The fact that I was sitting in the same room with a bunch of passionate feminists most likely brought all those semi-subconscious quibbles to the forefront. And, because I was now an adult who could call herself whatever she wanted to, I went with it.
A few years passed and a workplace snafu regarding my Social Security number prompted me to complete the transition legally. One downloaded name change petition and a few hundred bucks later, I was legally "Ebony Edwards-Ellis."
Now all my papers (state ID, debit card, Social Security card, etc.) bear that name. It is the only name that I have ever used on social media sites. It is the name emblazoned on the cover of my debut novel. It is the name on my resume, my lease, my W-2's. And, whenever I introduce myself to strangers, I put equal emphasis on both halves of my last name, making sure that the person knows that a hyphen marries the two.

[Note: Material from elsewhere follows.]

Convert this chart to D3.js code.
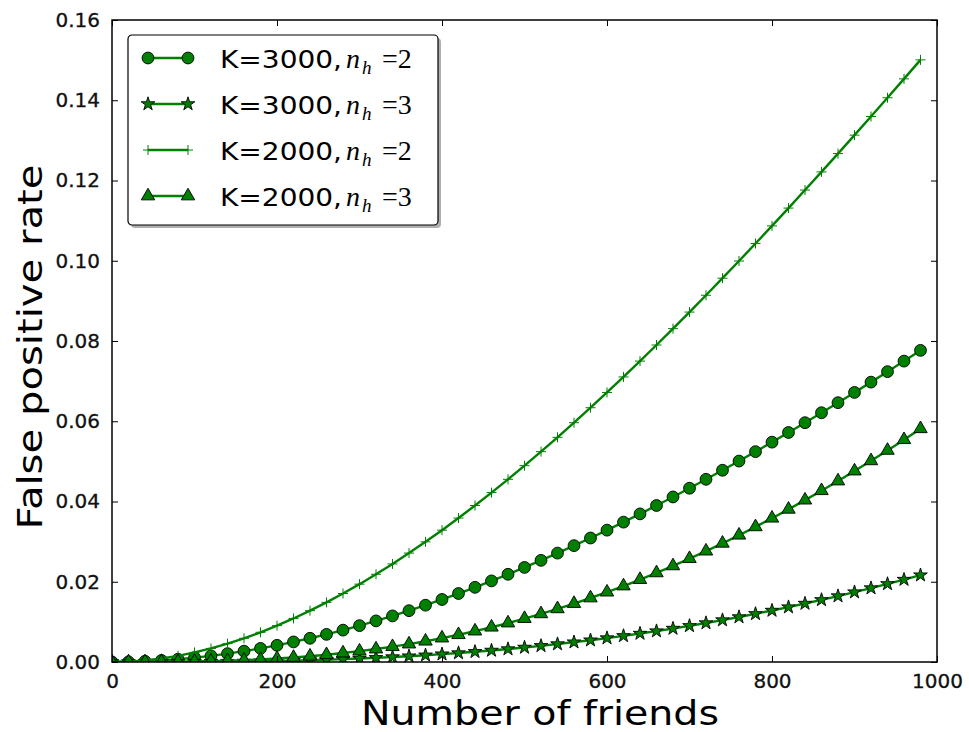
<!DOCTYPE html>
<html>
<head>
<meta charset="utf-8">
<script src="https://cdn.jsdelivr.net/npm/d3@7"></script>
<style>
  body { margin: 0; background: #fff; }
  text { font-family: "DejaVu Sans", sans-serif; }
</style>
</head>
<body>
<div id="graph"></div>
<script>
// x values (number of friends), one marker every 20
let friends = [0, 20, 40, 60, 80, 100, 120, 140, 160, 180, 200, 220, 240, 260, 280, 300, 320, 340, 360, 380,
  400, 420, 440, 460, 480, 500, 520, 540, 560, 580, 600, 620, 640, 660, 680, 700, 720, 740, 760, 780,
  800, 820, 840, 860, 880, 900, 920, 940, 960, 980];

// false positive rate
let k3000n2 = [0, 0.00004, 0.00018, 0.00039, 0.00069, 0.00108, 0.00154, 0.00208, 0.0027, 0.00339,
  0.00416, 0.005, 0.00591, 0.00689, 0.00794, 0.00906, 0.01024, 0.01148, 0.01279, 0.01416,
  0.01558, 0.01707, 0.01861, 0.02021, 0.02186, 0.02357, 0.02533, 0.02714, 0.029, 0.0309,
  0.03286, 0.03486, 0.03691, 0.039, 0.04113, 0.04331, 0.04553, 0.04779, 0.05008, 0.05242,
  0.05479, 0.0572, 0.05964, 0.06212, 0.06463, 0.06718, 0.06975, 0.07236, 0.07499, 0.07766];
let k3000n3 = [0, 0, 0, 0.00001, 0.00002, 0.00004, 0.00006, 0.00009, 0.00014, 0.0002,
  0.00027, 0.00035, 0.00045, 0.00057, 0.00071, 0.00086, 0.00104, 0.00123, 0.00145, 0.00168,
  0.00195, 0.00223, 0.00254, 0.00287, 0.00323, 0.00362, 0.00403, 0.00447, 0.00494, 0.00543,
  0.00596, 0.00651, 0.00709, 0.0077, 0.00834, 0.00901, 0.00971, 0.01045, 0.01121, 0.012,
  0.01283, 0.01368, 0.01457, 0.01548, 0.01643, 0.01741, 0.01842, 0.01946, 0.02054, 0.02164];
let k2000n2 = [0, 0.0001, 0.00039, 0.00087, 0.00154, 0.00238, 0.00339, 0.00457, 0.00591, 0.00741,
  0.00906, 0.01085, 0.01279, 0.01486, 0.01707, 0.0194, 0.02186, 0.02444, 0.02714, 0.02994,
  0.03286, 0.03588, 0.039, 0.04222, 0.04553, 0.04893, 0.05242, 0.05599, 0.05964, 0.06337,
  0.06718, 0.07105, 0.07499, 0.079, 0.08308, 0.08721, 0.0914, 0.09565, 0.09994, 0.10429,
  0.10869, 0.11313, 0.11762, 0.12214, 0.12671, 0.13131, 0.13595, 0.14062, 0.14533, 0.15006];
let k2000n3 = [0, 0, 0.00001, 0.00003, 0.00006, 0.00012, 0.0002, 0.00031, 0.00045, 0.00064,
  0.00086, 0.00113, 0.00145, 0.00181, 0.00223, 0.0027, 0.00323, 0.00382, 0.00447, 0.00518,
  0.00596, 0.0068, 0.0077, 0.00867, 0.00971, 0.01082, 0.012, 0.01325, 0.01457, 0.01595,
  0.01741, 0.01894, 0.02054, 0.02221, 0.02395, 0.02575, 0.02763, 0.02958, 0.0316, 0.03368,
  0.03583, 0.03805, 0.04034, 0.04269, 0.0451, 0.04758, 0.05013, 0.05273, 0.0554, 0.05813];

// legend pieces
let seriesK = ["K=3000,", "K=3000,", "K=2000,", "K=2000,"];
let seriesNh = ["2", "3", "2", "3"];
let seriesMarker = ["circle", "star", "plus", "triangle"];
let seriesValues = [k3000n2, k3000n3, k2000n2, k2000n3];

let xTicks = [0, 200, 400, 600, 800, 1000];
let yTicks = [0, 0.02, 0.04, 0.06, 0.08, 0.1, 0.12, 0.14, 0.16];

let green = "#008000";

// set the dimensions and margins of the graph
let margin = { top: 20, right: 32, bottom: 70, left: 112 },
  width = 969 - margin.left - margin.right,
  height = 732 - margin.top - margin.bottom;

let svg = d3
  .select("#graph")
  .append("svg")
  .attr("width", 969)
  .attr("height", 732)
  .append("g")
  .attr("transform", `translate(${margin.left},${margin.top})`);

let x = d3.scaleLinear().domain([0, 1000]).range([0, width]);
let y = d3.scaleLinear().domain([0, 0.16]).range([height, 0]);

svg
  .append("clipPath")
  .attr("id", "plotClip")
  .append("rect")
  .attr("width", width)
  .attr("height", height);

//marker shapes, drawn black edged like matplotlib
function markerPath(kind) {
  if (kind === "circle") return d3.symbol(d3.symbolCircle, 110)();
  if (kind === "star") return d3.symbol(d3.symbolStar, 58)();
  if (kind === "triangle") return d3.symbol(d3.symbolTriangle, 78)();
  return "M-5,0H5M0,-5V5";
}

function drawMarker(g, kind) {
  g.append("path")
    .attr("d", markerPath(kind))
    .attr("fill", kind === "plus" ? "none" : green)
    .attr("stroke", kind === "plus" ? green : "#000")
    .attr("stroke-width", kind === "plus" ? 1 : 0.9);
}

// curves and markers
let plot = svg.append("g").attr("clip-path", "url(#plotClip)");
let line = d3
  .line()
  .x((d, i) => x(friends[i]))
  .y((d) => y(d));

seriesValues.forEach((vals, s) => {
  let g = plot.append("g");
  g.append("path")
    .datum(vals)
    .attr("fill", "none")
    .attr("stroke", green)
    .attr("stroke-width", 2.4)
    .attr("d", line);
  vals.forEach((v, i) => {
    let m = g
      .append("g")
      .attr("transform", `translate(${x(friends[i])},${y(v)})`);
    drawMarker(m, seriesMarker[s]);
  });
});

//axes: ticks point inward on all four sides
svg
  .append("g")
  .attr("transform", `translate(0,${height})`)
  .call(d3.axisBottom(x).tickValues(xTicks).tickSizeInner(-6).tickSizeOuter(0).tickPadding(12).tickFormat(d3.format("d")));
svg
  .append("g")
  .call(d3.axisTop(x).tickValues(xTicks).tickSizeInner(-6).tickSizeOuter(0).tickFormat(""));
svg
  .append("g")
  .call(d3.axisLeft(y).tickValues(yTicks).tickSizeInner(-6).tickSizeOuter(0).tickPadding(12).tickFormat(d3.format(".2f")));
svg
  .append("g")
  .attr("transform", `translate(${width},0)`)
  .call(d3.axisRight(y).tickValues(yTicks).tickSizeInner(-6).tickSizeOuter(0).tickFormat(""));

svg.selectAll(".domain").remove();
svg.selectAll(".tick line").attr("stroke", "#000").attr("stroke-width", 1);
svg
  .selectAll(".tick text")
  .style("font-size", "20px")
  .attr("fill", "#111")
  .attr("stroke", "#111")
  .attr("stroke-width", 0.3);

svg
  .append("rect")
  .attr("width", width)
  .attr("height", height)
  .attr("fill", "none")
  .attr("stroke", "#000")
  .attr("stroke-width", 1.5);

// axis titles
svg
  .append("text")
  .attr("x", 428)
  .attr("y", height + 63)
  .attr("text-anchor", "middle")
  .attr("textLength", 358)
  .attr("lengthAdjust", "spacingAndGlyphs")
  .style("font-size", "33px")
  .text("Number of friends");
svg
  .append("text")
  .attr("transform", `translate(-70,${height / 2 + 6}) rotate(-90)`)
  .attr("text-anchor", "middle")
  .attr("textLength", 365)
  .attr("lengthAdjust", "spacingAndGlyphs")
  .style("font-size", "33px")
  .text("False positive rate");

// legend with drop shadow
let legend = svg.append("g").attr("transform", "translate(16,15)");
legend
  .append("rect")
  .attr("x", 3)
  .attr("y", 3)
  .attr("width", 310)
  .attr("height", 190)
  .attr("rx", 4)
  .attr("fill", "#b0b0b0");
legend
  .append("rect")
  .attr("width", 310)
  .attr("height", 190)
  .attr("rx", 4)
  .attr("fill", "#fff")
  .attr("stroke", "#000")
  .attr("stroke-width", 1.2);

seriesK.forEach((k, i) => {
  let row = legend.append("g").attr("transform", `translate(0,${23 + i * 46})`);
  row
    .append("line")
    .attr("x1", 20)
    .attr("x2", 60)
    .attr("stroke", green)
    .attr("stroke-width", 2.4);
  [20, 60].forEach((mx) => {
    drawMarker(row.append("g").attr("transform", `translate(${mx},0)`), seriesMarker[i]);
  });
  row
    .append("text")
    .attr("x", 92)
    .attr("y", 10)
    .attr("textLength", 122)
    .attr("lengthAdjust", "spacingAndGlyphs")
    .style("font-size", "25px")
    .text(k);
  row
    .append("text")
    .attr("x", 218)
    .attr("y", 10)
    .style("font-family", "'Liberation Serif', serif")
    .style("font-style", "italic")
    .style("font-size", "28px")
    .text("n");
  row
    .append("text")
    .attr("x", 234)
    .attr("y", 16)
    .style("font-family", "'Liberation Serif', serif")
    .style("font-style", "italic")
    .style("font-size", "19px")
    .text("h");
  row
    .append("text")
    .attr("x", 254)
    .attr("y", 10)
    .style("font-family", "'Liberation Serif', serif")
    .style("font-size", "28px")
    .text("=" + seriesNh[i]);
});
</script>
</body>
</html>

Sure, there have been some minor aggravations to go along with this new last name. Having people only use half my last name (“Ms. Edwards”), being addressed as "Mrs. Ellis", and being forced to use computerized data entry sheets that don’t accept "special characters" in the name box are all the annoyances that come along with a twelve letter hyphenated surname.
But I love my new name and, finally satisfied that I have gone "far enough," plan to keep it. In addition to its alliterative qualities, my name looks good on a business card (and book cover). And, hopefully at some indeterminate time in the far-off future, on a tombstone, too.